Trains are being stopped because people are stealing the copper wire.

But don’t worry, the Fed has inflation under control.


Do elites like America?

October 27, 2010

Charles Murray has a piece on the New Elite, in which he says:

The members of the New Elite may love America, but, increasingly, they are not of it.

He’s been taking some fire for saying that the New Elite loves America. As it happens, I think he is correct. (Poor Charles Murray, no matter how much he tries to emphasize his real argument – the sorting of the country by intelligence – everyone always pays attention to some other point that he makes).

The New Elite are the modern incarnation of a certain type of American that has been around since the founding.

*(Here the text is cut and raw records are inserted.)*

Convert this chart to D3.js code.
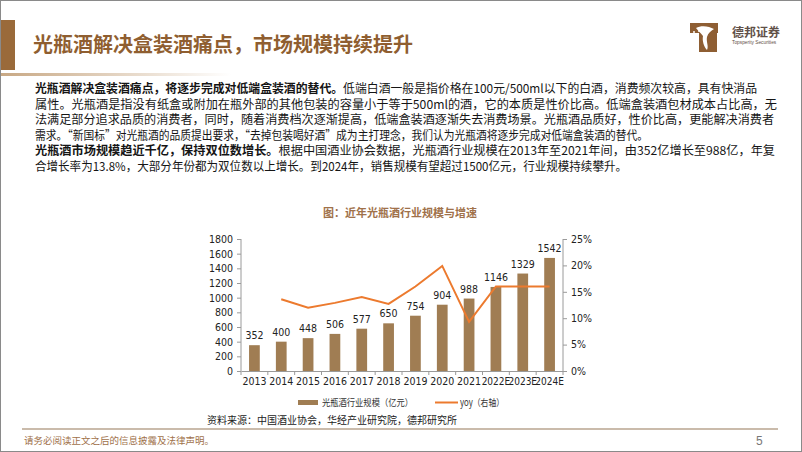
<!DOCTYPE html>
<html><head><meta charset="utf-8">
<script src="https://cdn.jsdelivr.net/npm/d3@7/dist/d3.min.js"></script>
<style>
html,body{margin:0;padding:0;background:#fff;}
svg{display:block;}
</style></head>
<body>
<svg id="c" width="802" height="452"></svg>
<script>
const years = ["2013","2014","2015","2016","2017","2018","2019","2020","2021","2022E","2023E","2024E"];
const marketSize = [352,400,448,506,577,650,754,904,988,1146,1329,1542];
const yoy = [null,0.136,0.120,0.129,0.140,0.127,0.160,0.199,0.093,0.160,0.160,0.160];
const leftTicks = [0,200,400,600,800,1000,1200,1400,1600,1800];
const rightTicks = [0,0.05,0.10,0.15,0.20,0.25];

const pageTitle = "光瓶酒解决盒装酒痛点，市场规模持续提升";
const chartTitle = "图：近年光瓶酒行业规模与增速";
const sourceText = "资料来源：中国酒业协会，华经产业研究院，德邦研究所";
const footerText = "请务必阅读正文之后的信息披露及法律声明。";
const legendBar = "光瓶酒行业规模（亿元）";
const legendLine = "yoy（右轴）";
const bodyLines = [
  [["光瓶酒解决盒装酒痛点，将逐步完成对低端盒装酒的替代。",true],["低端白酒一般是指价格在100元/500ml以下的白酒，消费频次较高，具有快消品",false]],
  [["属性。光瓶酒是指没有纸盒或附加在瓶外部的其他包装的容量小于等于500ml的酒，它的本质是性价比高。低端盒装酒包材成本占比高，无",false]],
  [["法满足部分追求品质的消费者，同时，随着消费档次逐渐提高，低端盒装酒逐渐失去消费场景。光瓶酒品质好，性价比高，更能解决消费者",false]],
  [["需求。“新国标”对光瓶酒的品质提出要求，“去掉包装喝好酒”成为主打理念，我们认为光瓶酒将逐步完成对低端盒装酒的替代。",false]],
  [["光瓶酒市场规模趋近千亿，保持双位数增长。",true],["根据中国酒业协会数据，光瓶酒行业规模在2013年至2021年间，由352亿增长至988亿，年复",false]],
  [["合增长率为13.8%，大部分年份都为双位数以上增长。到2024年，销售规模有望超过1500亿元，行业规模持续攀升。",false]]
];
const bodyLineEnds = [757,777,774,648,775,627];

const svg = d3.select("#c");
const brown = "#8F5E30";
const cjk = "'Noto Sans CJK SC','Noto Sans',sans-serif";
const num = "'Liberation Sans',Arial,sans-serif";
const narrow = "'Liberation Sans Narrow','Arial Narrow','DejaVu Sans Condensed',sans-serif";

// frame
svg.append("rect").attr("x",0.5).attr("y",0.5).attr("width",801).attr("height",451)
  .attr("fill","#fff").attr("stroke","#8a8a8a").attr("stroke-width",1);

// header bar
svg.append("rect").attr("x",1).attr("y",20).attr("width",14).attr("height",50).attr("fill","#9A6A3A");
svg.append("text").attr("x",33).attr("y",52).attr("font-family",cjk).attr("font-weight","bold")
  .attr("font-size",20).attr("fill",brown).text(pageTitle);

// gradient line under header
const defs = svg.append("defs");
const g1 = defs.append("linearGradient").attr("id","hg");
g1.append("stop").attr("offset","0").attr("stop-color","#c8a884");
g1.append("stop").attr("offset","1").attr("stop-color","#c8a884").attr("stop-opacity",0);
svg.append("rect").attr("x",1).attr("y",73).attr("width",230).attr("height",3).attr("fill","url(#hg)");

// logo
const logo = svg.append("g").attr("transform","translate(690,23)");
logo.append("path").attr("d","M0,0 H28 V10 H27 V29 H9 V10 H0 Z").attr("fill","#8E5E33");
logo.append("path").attr("d","M6,5 C11,2 19,3 24,6 C21,8 18,10 17,14 C16,19 19,23 17,27 C14,24 12,18 13,13 C11,10 8,8 6,5 Z").attr("fill","#fff");
[[4,9],[7,12],[3,13],[9,8]].forEach(p=>logo.append("circle").attr("cx",p[0]).attr("cy",p[1]).attr("r",1).attr("fill","#fff"));
svg.append("text").attr("x",732).attr("y",37).attr("font-family",cjk).attr("font-weight","bold")
  .attr("font-size",12).attr("fill","#5f5048").text("德邦证券");
svg.append("text").attr("x",732).attr("y",44).attr("font-family",num)
  .attr("font-size",4.8).attr("fill","#5f5048").text("Topsperity Securities");

// body text
bodyLines.forEach((parts,i)=>{
  const t = svg.append("text").attr("x",35).attr("y",93+i*15.6)
    .attr("font-family",cjk).attr("font-size",12).attr("fill","#151515")
    .attr("textLength",bodyLineEnds[i]-35).attr("lengthAdjust","spacingAndGlyphs");
  parts.forEach(p=>t.append("tspan").attr("font-weight",p[1]?"bold":"normal").text(p[0]));
});

// chart title
svg.append("text").attr("x",400).attr("y",217).attr("text-anchor","middle")
  .attr("font-family",cjk).attr("font-weight","bold").attr("font-size",11).attr("fill","#A0714A").text(chartTitle);

// scales
const x = d3.scaleBand().domain(years).range([241,563]).paddingInner(0.6).paddingOuter(0.3);
const yL = d3.scaleLinear().domain([0,1800]).range([371,239]);
const yR = d3.scaleLinear().domain([0,0.25]).range([371,239]);
const axisColor = "#9a9a9a";

// bars
svg.append("g").selectAll("rect").data(years).join("rect")
  .attr("x",d=>x(d)).attr("width",x.bandwidth())
  .attr("y",(d,i)=>yL(marketSize[i])).attr("height",(d,i)=>yL(0)-yL(marketSize[i]))
  .attr("fill","#A07D53");

// bar labels
svg.append("g").selectAll("text").data(years).join("text")
  .attr("x",d=>x(d)+x.bandwidth()/2).attr("y",(d,i)=>yL(marketSize[i])-6)
  .attr("text-anchor","middle").attr("font-family",narrow).attr("font-size",10.5).attr("fill","#222")
  .text((d,i)=>marketSize[i]);

// line
const lineGen = d3.line().defined(d=>d[1]!=null)
  .x(d=>x(d[0])+x.bandwidth()/2).y(d=>yR(d[1]));
svg.append("path").datum(years.map((d,i)=>[d,yoy[i]])).attr("d",lineGen)
  .attr("fill","none").attr("stroke","#EC7A2E").attr("stroke-width",2);

// left axis
const gl = svg.append("g").attr("transform","translate(241,0)")
  .call(d3.axisLeft(yL).tickValues(leftTicks).tickSize(4).tickPadding(4).tickFormat(d3.format("d")));
// right axis
const gr = svg.append("g").attr("transform","translate(563,0)")
  .call(d3.axisRight(yR).tickValues(rightTicks).tickSize(4).tickPadding(4).tickFormat(d3.format(".0%")));
// x axis
const gx = svg.append("g").attr("transform","translate(0,371)")
  .call(d3.axisBottom(x).tickSize(0).tickPadding(7));
const step = x.step();
gx.selectAll(".bnd").data(d3.range(years.length+1)).join("line").attr("class","bnd")
  .attr("x1",i=>241+i*step).attr("x2",i=>241+i*step).attr("y1",0).attr("y2",4).attr("stroke",axisColor);
[gl,gr,gx].forEach(g=>{
  g.select(".domain").attr("stroke",axisColor);
  g.selectAll(".tick line").attr("stroke",axisColor);
  g.selectAll("text").attr("font-family",narrow).attr("font-size",10.5).attr("fill","#222");
});
gx.selectAll(".tick text").filter(d=>d.length>4).attr("font-size",10);
gl.select(".domain").attr("d","M0,239V371");
gr.select(".domain").attr("d","M0,239V371");

// legend
svg.append("rect").attr("x",298).attr("y",400).attr("width",20).attr("height",5).attr("fill","#A07D53");
svg.append("text").attr("x",322).attr("y",406).attr("font-family",cjk).attr("font-size",9.5)
  .attr("fill","#333").attr("textLength",91).attr("lengthAdjust","spacingAndGlyphs").text(legendBar);
svg.append("line").attr("x1",435).attr("x2",458).attr("y1",402.5).attr("y2",402.5)
  .attr("stroke","#EC7A2E").attr("stroke-width",2);
svg.append("text").attr("x",460).attr("y",406).attr("font-family",cjk).attr("font-size",9.5)
  .attr("fill","#333").attr("textLength",44).attr("lengthAdjust","spacingAndGlyphs").text(legendLine);

// source
svg.append("text").attr("x",207).attr("y",424).attr("font-family",cjk).attr("font-size",10)
  .attr("fill","#222").text(sourceText);

// footer separator
svg.append("line").attr("x1",22).attr("x2",778).attr("y1",429).attr("y2",429)
  .attr("stroke","#b9a58f").attr("stroke-width",1.5);
svg.append("text").attr("x",24).attr("y",444).attr("font-family",cjk).attr("font-size",9.5)
  .attr("fill","#A0714A").text(footerText);
svg.append("text").attr("x",756).attr("y",445).attr("font-family",num).attr("font-size",12)
  .attr("fill","#777").text("5");
</script>
</body></html>
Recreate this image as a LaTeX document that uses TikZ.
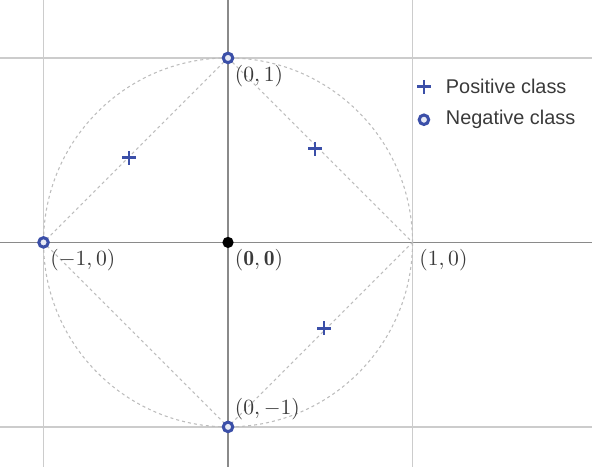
\documentclass[tikz,border=0pt]{standalone}
\usepackage{amsmath,amssymb}
\usepackage{fontspec}
\setsansfont{Liberation Sans}
\usepackage{xcolor}
\usepackage{tikz}
\usetikzlibrary{positioning}
\definecolor{cMark}{HTML}{3B4FA8}
\definecolor{cGrid}{HTML}{CCCCCC}
\definecolor{cAxis}{HTML}{8A8A8A}
\definecolor{cDash}{HTML}{BDBDBD}
\definecolor{cText}{HTML}{3A3A3A}
\tikzset{
  gridline/.style={draw=cGrid, line width=0.7pt},
  axisline/.style={draw=cAxis, line width=0.7pt},
  guide/.style   ={draw=cDash, line width=0.5pt, dash pattern=on 1.4pt off 1.4pt},
  posmark/.style ={minimum size=6.4pt, inner sep=0pt,
                   path picture={\draw[cMark, line width=1.3pt]
                     (path picture bounding box.north) -- (path picture bounding box.south)
                     (path picture bounding box.west) -- (path picture bounding box.east);}},
  negmark/.style ={draw=cMark, circle, fill=cMark!12, minimum size=4.4pt, inner sep=0pt, line width=1.4pt},
  origin/.style  ={fill=black, circle, minimum size=5.2pt, inner sep=0pt},
  lbl/.style     ={text=cText, inner sep=1pt, font=\normalsize},
  legtext/.style ={text=cText, font=\sffamily\fontsize{9.2}{11}\selectfont, inner sep=0pt},
}

\begin{document}
\begin{tikzpicture}[x=3cm, y=3cm]
        \useasboundingbox (-1.236,-1.216) rectangle (1.973,1.314);
        % grid and axes
        \draw[gridline] (-1,-1.216) -- (-1,1.314);
        \draw[gridline] (1,-1.216) -- (1,1.314);
        \draw[gridline] (-1.236,1) -- (1.973,1);
        \draw[gridline] (-1.236,-1) -- (1.973,-1);
        \draw[axisline] (0,-1.216) -- (0,1.314);
        \draw[axisline] (-1.236,0) -- (1.973,0);
        % points
        \coordinate (n) at (0,1);
        \coordinate (w) at (-1,0);
        \coordinate (s) at (0,-1);
        \coordinate (e) at (1,0);
        \draw[guide] (0,0) circle[radius=1];
        \draw[guide] (n)--(e)--(s)--(w)--cycle;
        \node[negmark] (nn) at (n){};
        \node[negmark] (nw) at (w){};
        \node[negmark] (ns) at (s){};
        \node[origin]  (o) at (0,0){};
        \node[posmark] (p1) at (-0.537,0.459){};
        \node[posmark] (p2) at (0.472,0.508){};
        \node[posmark] (p3) at (0.520,-0.465){};
        % labels
        \node[lbl, anchor=north west] at ([shift={(2pt,-2pt)}]n){$(0,1)$};
        \node[lbl, anchor=north west] at ([shift={(2pt,-2pt)}]w){$(-1,0)$};
        \node[lbl, anchor=north west] at ([shift={(2pt,-2pt)}]o.center){$\mathbf{(0,0)}$};
        \node[lbl, anchor=north west] at ([shift={(2pt,-2pt)}]e){$(1,0)$};
        \node[lbl, anchor=south west] at ([shift={(2pt,2pt)}]s){$(0,-1)$};
        % legend
        \node[posmark] (lp) at (1.062,0.843){};
        \node[negmark] (ln) at (1.062,0.665){};
        \node[legtext, right=10pt of lp.center, anchor=west]{Positive class};
        \node[legtext, right=10pt of ln.center, anchor=west]{Negative class};
      \end{tikzpicture}
\end{document}
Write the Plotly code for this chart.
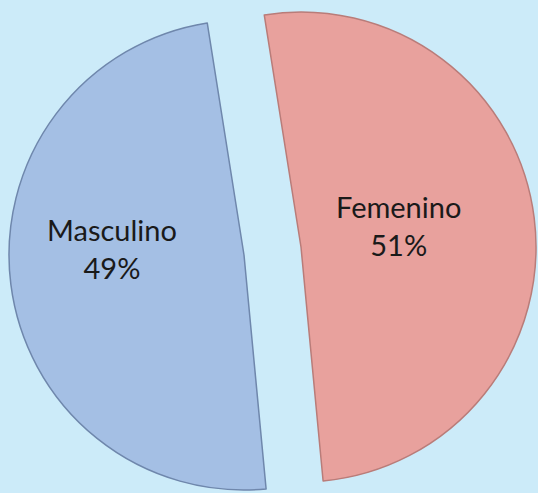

We tend to think of America the way Roissy describes it today, while discussing a Little League game in which it is forbidden to keep score:

Our country is being assaulted by a new elite of SWPLs who disrespect, even loathe, American tradition and historical precedence, and deny differences between boys and girls.

Unfortunately, America has always had a contingent of people who deny differences between boys and girls, who will stop at nothing to end "injustices," and who believe they have been divinely endowed to determine who is right and who is wrong.

Since before America was America, it was settled by people hoping to create the kingdom of heaven on earth. For these people, the creation of this kingdom has always been what America is about. Thus it’s possible for the New Elites to love America (as they understand it) and want to destroy America as we know it (i.e. as we distinctly understand it).

After all, in the defense of the New Elites, there aren’t many things more American than abolitionism (many of the abolitionists believed that marriage was an institution of slavery), utopian socialism, protestant idealism, and 60s radicalism.

Those of us that oppose this sort of thinking do ourselves no favors when we pretend that the belief system we oppose is foreign to America.